District doubles down on safety efforts
People all over the world, and especially those of us working in public education, were horrified by the tragic event almost a month ago at Sandy Hook Elementary in Newtown, Conn.
We feel a special pain when we think about the young lives that were lost, the grieving families that they left behind, and the teachers and other staff members who also became victims of that terrible event.
In the aftermath of the Sandy Hook tragedy, you can be assured that we are giving serious consideration to the difficult questions that all of us asked ourselves when we learned of the tragedy: Why did this happen, and what could we do to prevent it from happening in our community?
Our schools are currently doing as good as can be expected regarding security. Our students have regular lockdown drills, our staff members are diligent in confronting strangers who enter our campuses, our principals are trained in emergency response, and we have developed excellent relationships with the law enforcement agencies that service our schools.
Several years ago, we were at the forefront of a school mapping project that has since gone into practice throughout the state.
When police officers or firefighters respond to any emergency at one of our schools, the computer in the police car or fire engine can already access information about the floor plan of the building and the location of important features, such as fire alarms and shutoff valves.
The school mapping system was tested a number of years ago when sheriff deputies and police officers from all over the Puget Sound area conducted a drill in the hallways of Mariner High School.
We believe that training for students and staff members is the best line of defense when a disaster strikes. One of the biggest emergency threats in our area is the possibility of an earthquake; students practice earthquake drills twice a year.
Students also regularly practice lockdowns to protect against a situation outside the school building that might threaten student safety and shelter-in-place drills to protect students if there is a hazardous contaminant in the atmosphere. What’s more, students practice fire and evacuation drills six times a year.

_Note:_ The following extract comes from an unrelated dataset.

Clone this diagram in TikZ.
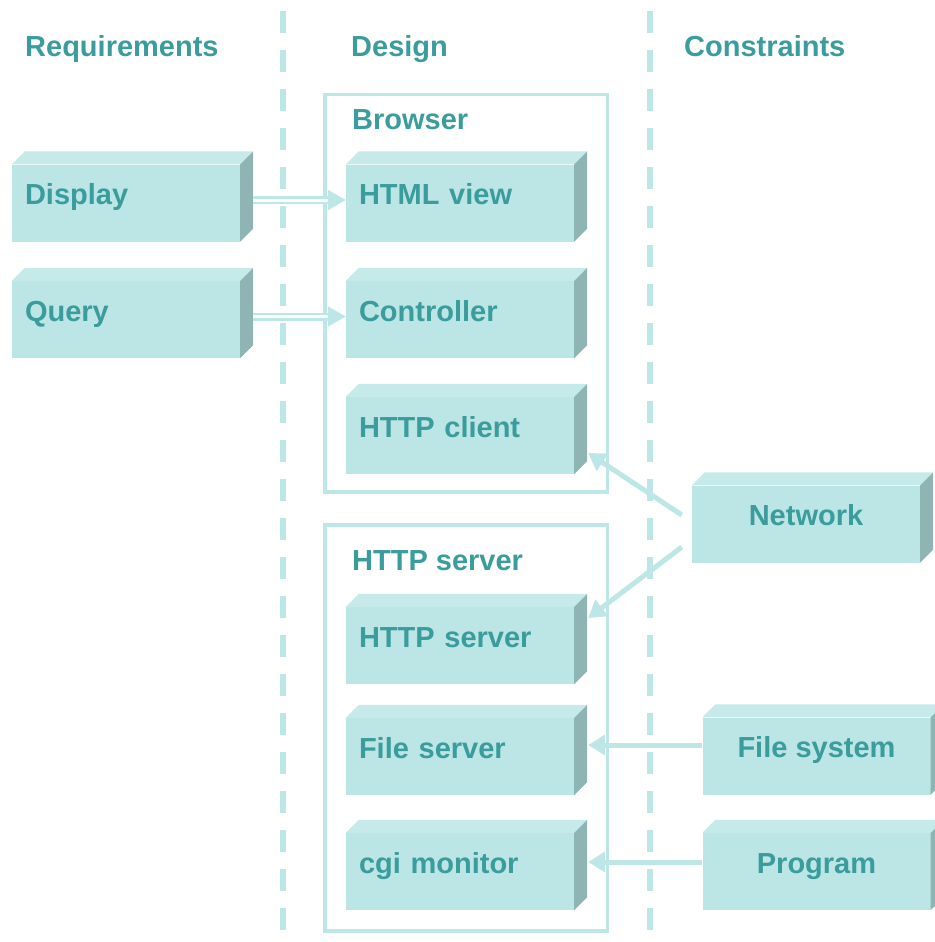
\documentclass[tikz,border=0pt]{standalone}
\usepackage{fontspec}
\setmainfont{Liberation Sans}
\usetikzlibrary{arrows.meta}
\definecolor{boxfill}{HTML}{BCE5E5}
\definecolor{topfill}{HTML}{C6EAEA}
\definecolor{sidefill}{HTML}{8FB4B4}
\definecolor{ink}{HTML}{3A9C9C}
\definecolor{rule}{HTML}{BDE6E6}
\begin{document}
\begin{tikzpicture}[x=1pt,y=-1pt,
  txt/.style={font=\fontsize{29}{33}\selectfont\bfseries, text=ink},
  block/.style={txt, fill=boxfill, minimum width=228pt, minimum height=77pt,
    inner ysep=0pt, text height=20pt, text depth=17pt},
  lblock/.style={block, text width=202pt, inner xsep=13pt, align=left},
  cblock/.style={block, inner xsep=0pt, align=center},
  heading/.style={txt, anchor=base west, inner sep=0pt},
  frame/.style={draw=rule, line width=3.5pt, inner sep=0pt},
  lane/.style={draw=rule, line width=6pt, dash pattern=on 22pt off 17pt},
  arr/.style={draw=rule, line width=5pt, -{Triangle[length=17pt,width=20pt]}},
  dblarr/.style={draw=rule, double=white, line width=2.5pt, double distance=3pt,
    -{Triangle[length=18pt,width=20pt]}}
]
\useasboundingbox (0,0) rectangle (934,942);

% swim-lane separators
\draw[lane] (283,11) -- (283,931);
\draw[lane] (650,11) -- (650,931);

% column headings
\node[heading] (hreq) at (25,57) {Requirements};
\node[heading] (hdes) at (351,57) {Design};
\node[heading] (hcon) at (684,57) {Constraints};

% package frames
\node[frame, minimum width=282.5pt, minimum height=397.5pt] (browser) at (466.25,293.25) {};
\node[heading] (browserlbl) at (352,129) {Browser};
\node[frame, minimum width=282.5pt, minimum height=406pt] (server) at (466.25,728) {};
\node[heading] (serverlbl) at (352,570) {HTTP server};

% requirement blocks
\node[lblock] (display) at (126,203) {Display};
\node[lblock] (query) at (126,319.5) {Query};

% design blocks
\node[lblock] (htmlview) at (460,203) {HTML view};
\node[lblock] (controller) at (460,319.5) {Controller};
\node[lblock] (httpclient) at (460,435.5) {HTTP client};
\node[lblock] (httpserver) at (460,645.5) {HTTP server};
\node[lblock] (fileserver) at (460,756.5) {File server};
\node[lblock] (cgimonitor) at (460,871.5) {cgi monitor};

% constraint blocks
\node[cblock] (network) at (806,524) {Network};
\node[cblock] (filesystem) at (816.5,756) {File system};
\node[cblock] (program) at (816.5,871.5) {Program};

% top and side faces of every block
\foreach \nm in {display,query,htmlview,controller,httpclient,httpserver,
                 fileserver,cgimonitor,network,filesystem,program}{
  \fill[topfill] (\nm.north west) -- ++(13,-13)
    -- ([shift={(13,-13)}]\nm.north east) -- (\nm.north east) -- cycle;
  \fill[sidefill] (\nm.north east) -- ([shift={(13,-13)}]\nm.north east)
    -- ([shift={(13,-13)}]\nm.south east) -- (\nm.south east) -- cycle;
}

% connectors
\draw[dblarr] ([xshift=13pt,yshift=3pt]display.east) -- ([yshift=3pt]htmlview.west);
\draw[dblarr] ([xshift=13pt,yshift=3pt]query.east) -- ([yshift=3pt]controller.west);
\draw[arr] ([xshift=-10pt,yshift=9pt]network.west) -- ([xshift=14pt,yshift=-17.5pt]httpclient.east);
\draw[arr] ([xshift=-10pt,yshift=-23pt]network.west) -- ([xshift=14pt,yshift=27.5pt]httpserver.east);
\draw[arr] ([yshift=11pt]filesystem.west) -- ([xshift=14pt,yshift=11.5pt]fileserver.east);
\draw[arr] ([yshift=9.5pt]program.west) -- ([xshift=14pt,yshift=9.5pt]cgimonitor.east);
\end{tikzpicture}
\end{document}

Each year, principals go through a checklist of safety items, including their emergency plans and safety supplies, to assure that their school is ready in the event of an emergency.

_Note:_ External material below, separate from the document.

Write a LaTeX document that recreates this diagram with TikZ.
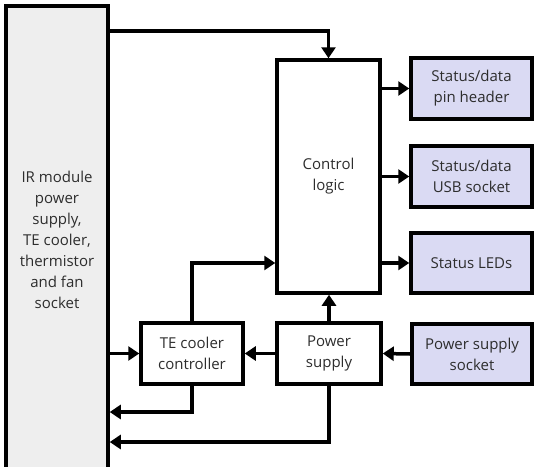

Our buildings are also checked to make sure that fire alarms, fire doors, emergency radios, and other building systems are working properly. School principals also are required to pass training on the incident command system and are encouraged to conduct tabletop exercises with local emergency management agencies.
With the tragedy in Connecticut, we will continue to focus on ways to improve school safety.
Experts are likely to suggest changes in school practices based on what happened at Sandy Hook Elementary, we will continue to prepare our students to react properly in the event of any emergency, and we will build on our relationships with our local police and fire departments so they can respond quickly and efficiency when emergencies happen.